When morning came, it had snowed more than twelve inches, and as we were satisfied that the lame bear would not leave the jam, we concluded to go down the run about five miles to where a man lived by the name of Reese. Arrangements were made with him to get the bear down to his place where we could get it later. From Mr. Reese's we went to camp and waited a few days for the snow to settle a little. On the way back to camp we looked at two or three bear traps and found a small bear in one of the traps, and the last bear that we got during the season.
We now began to take in the bear traps as we came near one on the way to camp. The snow was so deep we were obliged to reset the most of the small traps, although we had when setting out the traps taken every precaution to set in such places as would afford them all the shelter possible. After tending all the traps again, we went once more to see if we could route the lame bear. We spent two days searching the windfall in every quarter, but were unable to find a trace of the track. We were quite positive that she was still somewhere in the jam, but the snow had fallen so deep that it had completely obliterated all signs.

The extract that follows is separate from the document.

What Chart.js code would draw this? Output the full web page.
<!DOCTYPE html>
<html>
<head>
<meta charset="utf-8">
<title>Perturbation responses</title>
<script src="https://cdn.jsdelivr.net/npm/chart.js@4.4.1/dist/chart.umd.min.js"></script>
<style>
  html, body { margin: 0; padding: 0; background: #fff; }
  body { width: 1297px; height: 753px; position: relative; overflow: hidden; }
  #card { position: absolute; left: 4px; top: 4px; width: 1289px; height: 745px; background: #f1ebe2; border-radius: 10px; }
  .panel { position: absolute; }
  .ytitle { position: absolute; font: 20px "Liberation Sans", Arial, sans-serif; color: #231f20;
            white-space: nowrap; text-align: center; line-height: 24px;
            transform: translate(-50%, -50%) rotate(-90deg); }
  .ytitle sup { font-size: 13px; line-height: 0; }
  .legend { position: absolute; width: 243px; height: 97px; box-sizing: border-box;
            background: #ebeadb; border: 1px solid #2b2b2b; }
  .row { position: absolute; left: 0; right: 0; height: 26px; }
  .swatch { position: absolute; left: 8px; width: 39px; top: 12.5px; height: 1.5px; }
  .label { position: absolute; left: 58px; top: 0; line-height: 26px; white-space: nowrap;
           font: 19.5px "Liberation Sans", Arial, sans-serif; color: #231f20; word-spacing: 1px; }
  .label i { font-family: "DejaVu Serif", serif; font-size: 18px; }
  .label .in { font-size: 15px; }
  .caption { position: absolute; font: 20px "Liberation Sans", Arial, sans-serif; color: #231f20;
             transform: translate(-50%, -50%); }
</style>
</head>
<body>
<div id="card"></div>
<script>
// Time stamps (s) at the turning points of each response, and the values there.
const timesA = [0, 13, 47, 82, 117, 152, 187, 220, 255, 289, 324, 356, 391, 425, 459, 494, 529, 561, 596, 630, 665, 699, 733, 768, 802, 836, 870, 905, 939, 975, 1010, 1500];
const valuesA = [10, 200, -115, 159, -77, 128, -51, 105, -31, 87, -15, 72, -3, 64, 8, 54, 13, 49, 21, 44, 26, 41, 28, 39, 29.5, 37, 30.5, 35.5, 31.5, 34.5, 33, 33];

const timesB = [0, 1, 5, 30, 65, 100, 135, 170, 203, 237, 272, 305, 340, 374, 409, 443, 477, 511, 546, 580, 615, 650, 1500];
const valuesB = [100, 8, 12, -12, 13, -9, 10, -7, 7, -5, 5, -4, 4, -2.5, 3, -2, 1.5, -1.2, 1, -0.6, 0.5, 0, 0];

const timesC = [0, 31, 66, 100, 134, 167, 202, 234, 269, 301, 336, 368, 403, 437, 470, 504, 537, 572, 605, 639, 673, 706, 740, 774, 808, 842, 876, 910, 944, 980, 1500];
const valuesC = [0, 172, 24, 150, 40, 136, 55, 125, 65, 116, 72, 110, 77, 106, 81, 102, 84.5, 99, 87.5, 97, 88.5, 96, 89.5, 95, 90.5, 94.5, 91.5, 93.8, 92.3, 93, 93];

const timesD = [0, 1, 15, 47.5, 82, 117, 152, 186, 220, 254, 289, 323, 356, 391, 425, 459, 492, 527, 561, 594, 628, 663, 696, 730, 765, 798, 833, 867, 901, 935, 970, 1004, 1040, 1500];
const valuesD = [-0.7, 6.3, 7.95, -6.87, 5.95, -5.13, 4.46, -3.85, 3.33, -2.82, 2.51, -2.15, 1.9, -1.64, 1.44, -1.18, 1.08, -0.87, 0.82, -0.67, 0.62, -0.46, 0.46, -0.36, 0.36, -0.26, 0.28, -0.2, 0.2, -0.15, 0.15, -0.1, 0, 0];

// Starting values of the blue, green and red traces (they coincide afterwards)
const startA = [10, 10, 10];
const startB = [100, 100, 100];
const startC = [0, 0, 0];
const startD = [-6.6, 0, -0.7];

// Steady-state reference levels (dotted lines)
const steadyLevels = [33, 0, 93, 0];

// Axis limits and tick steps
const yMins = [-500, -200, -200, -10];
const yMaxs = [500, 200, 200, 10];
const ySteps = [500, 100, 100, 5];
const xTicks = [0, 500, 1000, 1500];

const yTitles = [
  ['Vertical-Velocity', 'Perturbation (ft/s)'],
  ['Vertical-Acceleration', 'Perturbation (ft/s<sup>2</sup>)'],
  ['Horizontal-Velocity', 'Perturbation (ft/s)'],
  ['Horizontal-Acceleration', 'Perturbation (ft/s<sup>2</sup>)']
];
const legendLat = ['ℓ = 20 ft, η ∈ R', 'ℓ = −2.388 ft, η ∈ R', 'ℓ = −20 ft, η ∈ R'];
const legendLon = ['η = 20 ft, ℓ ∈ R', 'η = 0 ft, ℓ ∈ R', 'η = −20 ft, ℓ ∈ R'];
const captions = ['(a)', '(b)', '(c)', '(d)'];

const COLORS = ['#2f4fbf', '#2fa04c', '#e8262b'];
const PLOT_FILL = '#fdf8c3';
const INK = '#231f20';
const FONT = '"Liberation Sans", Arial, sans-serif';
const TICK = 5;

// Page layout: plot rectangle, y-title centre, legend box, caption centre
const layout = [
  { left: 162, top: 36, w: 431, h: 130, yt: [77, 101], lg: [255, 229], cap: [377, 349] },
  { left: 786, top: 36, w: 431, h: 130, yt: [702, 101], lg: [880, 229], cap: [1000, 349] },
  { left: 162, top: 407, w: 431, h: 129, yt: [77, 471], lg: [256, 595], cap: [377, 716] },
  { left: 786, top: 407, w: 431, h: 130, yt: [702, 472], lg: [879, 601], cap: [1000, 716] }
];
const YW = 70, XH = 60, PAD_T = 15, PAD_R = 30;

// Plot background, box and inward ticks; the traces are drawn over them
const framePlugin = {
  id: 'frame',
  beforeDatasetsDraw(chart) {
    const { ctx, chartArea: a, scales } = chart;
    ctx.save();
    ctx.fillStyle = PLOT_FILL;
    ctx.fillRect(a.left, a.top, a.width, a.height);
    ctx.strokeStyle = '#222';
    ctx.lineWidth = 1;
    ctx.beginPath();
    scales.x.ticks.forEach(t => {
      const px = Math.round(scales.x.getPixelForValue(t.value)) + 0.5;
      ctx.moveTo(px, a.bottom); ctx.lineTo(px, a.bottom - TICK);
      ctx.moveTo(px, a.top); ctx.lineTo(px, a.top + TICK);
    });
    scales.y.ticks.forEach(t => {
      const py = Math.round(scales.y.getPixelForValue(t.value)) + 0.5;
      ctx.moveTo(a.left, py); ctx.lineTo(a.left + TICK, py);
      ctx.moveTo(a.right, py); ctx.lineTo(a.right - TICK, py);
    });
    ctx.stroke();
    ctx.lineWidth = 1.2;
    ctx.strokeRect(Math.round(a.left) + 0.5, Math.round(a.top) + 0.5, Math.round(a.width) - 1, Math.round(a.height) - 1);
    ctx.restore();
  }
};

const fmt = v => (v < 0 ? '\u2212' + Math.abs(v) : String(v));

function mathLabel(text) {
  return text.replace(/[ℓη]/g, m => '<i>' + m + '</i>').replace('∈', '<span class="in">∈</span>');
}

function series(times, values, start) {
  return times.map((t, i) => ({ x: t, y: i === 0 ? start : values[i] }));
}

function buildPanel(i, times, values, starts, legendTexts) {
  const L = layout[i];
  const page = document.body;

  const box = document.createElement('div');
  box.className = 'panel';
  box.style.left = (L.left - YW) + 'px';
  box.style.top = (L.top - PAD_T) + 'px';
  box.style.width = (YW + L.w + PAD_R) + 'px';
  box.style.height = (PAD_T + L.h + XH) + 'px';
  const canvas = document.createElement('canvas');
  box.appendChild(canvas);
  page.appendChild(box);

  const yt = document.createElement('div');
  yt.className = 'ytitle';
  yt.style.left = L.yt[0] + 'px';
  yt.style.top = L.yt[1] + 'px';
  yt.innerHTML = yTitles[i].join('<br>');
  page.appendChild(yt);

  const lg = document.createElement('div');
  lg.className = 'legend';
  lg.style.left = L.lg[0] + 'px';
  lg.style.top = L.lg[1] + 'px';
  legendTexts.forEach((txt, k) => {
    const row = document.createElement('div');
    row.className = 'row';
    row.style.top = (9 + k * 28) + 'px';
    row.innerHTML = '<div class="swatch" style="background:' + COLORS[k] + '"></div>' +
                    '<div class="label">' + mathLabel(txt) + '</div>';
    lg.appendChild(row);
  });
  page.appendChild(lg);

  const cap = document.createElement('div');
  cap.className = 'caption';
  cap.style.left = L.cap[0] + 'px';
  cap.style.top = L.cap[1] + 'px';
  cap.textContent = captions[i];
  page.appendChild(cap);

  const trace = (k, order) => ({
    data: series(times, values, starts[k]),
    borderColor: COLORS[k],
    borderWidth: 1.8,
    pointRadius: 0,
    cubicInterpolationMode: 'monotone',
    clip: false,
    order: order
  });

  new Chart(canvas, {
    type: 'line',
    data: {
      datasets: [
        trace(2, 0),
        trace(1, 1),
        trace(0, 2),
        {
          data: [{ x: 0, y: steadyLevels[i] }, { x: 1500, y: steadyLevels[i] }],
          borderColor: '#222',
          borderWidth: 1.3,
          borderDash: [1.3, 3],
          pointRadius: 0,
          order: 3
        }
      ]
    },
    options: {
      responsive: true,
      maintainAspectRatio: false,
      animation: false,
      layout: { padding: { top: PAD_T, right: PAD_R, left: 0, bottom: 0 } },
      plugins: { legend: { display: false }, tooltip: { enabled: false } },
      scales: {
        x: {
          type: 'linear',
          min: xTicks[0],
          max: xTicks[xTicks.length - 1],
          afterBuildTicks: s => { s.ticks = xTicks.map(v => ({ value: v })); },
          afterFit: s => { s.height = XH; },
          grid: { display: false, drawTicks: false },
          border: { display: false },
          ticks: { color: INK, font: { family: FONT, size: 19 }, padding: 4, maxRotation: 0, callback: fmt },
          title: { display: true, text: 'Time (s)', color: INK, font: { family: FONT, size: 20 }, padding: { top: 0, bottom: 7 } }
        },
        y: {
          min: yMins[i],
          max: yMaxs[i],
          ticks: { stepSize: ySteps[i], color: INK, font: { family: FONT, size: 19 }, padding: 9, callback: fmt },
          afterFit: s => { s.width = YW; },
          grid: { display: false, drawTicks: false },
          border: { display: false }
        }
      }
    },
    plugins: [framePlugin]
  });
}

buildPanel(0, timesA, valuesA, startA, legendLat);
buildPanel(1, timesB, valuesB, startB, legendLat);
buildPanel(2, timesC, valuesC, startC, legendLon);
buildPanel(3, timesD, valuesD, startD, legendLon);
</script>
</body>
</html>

Two years later I was one of a party that killed a bear and captured her two cubs. The old bear had one foot gone. I am quite sure that it was the one that had escaped from our traps.
We now put in the time hunting deer and looking after the small traps until about the first of January, when we pulled all of our traps and went home. This ended my hunting with William Earl, one of the best pards that I ever hit the trail with, or followed a trap line. Bill left these parts and went back east to his native state, and after a time I lost all trace of him.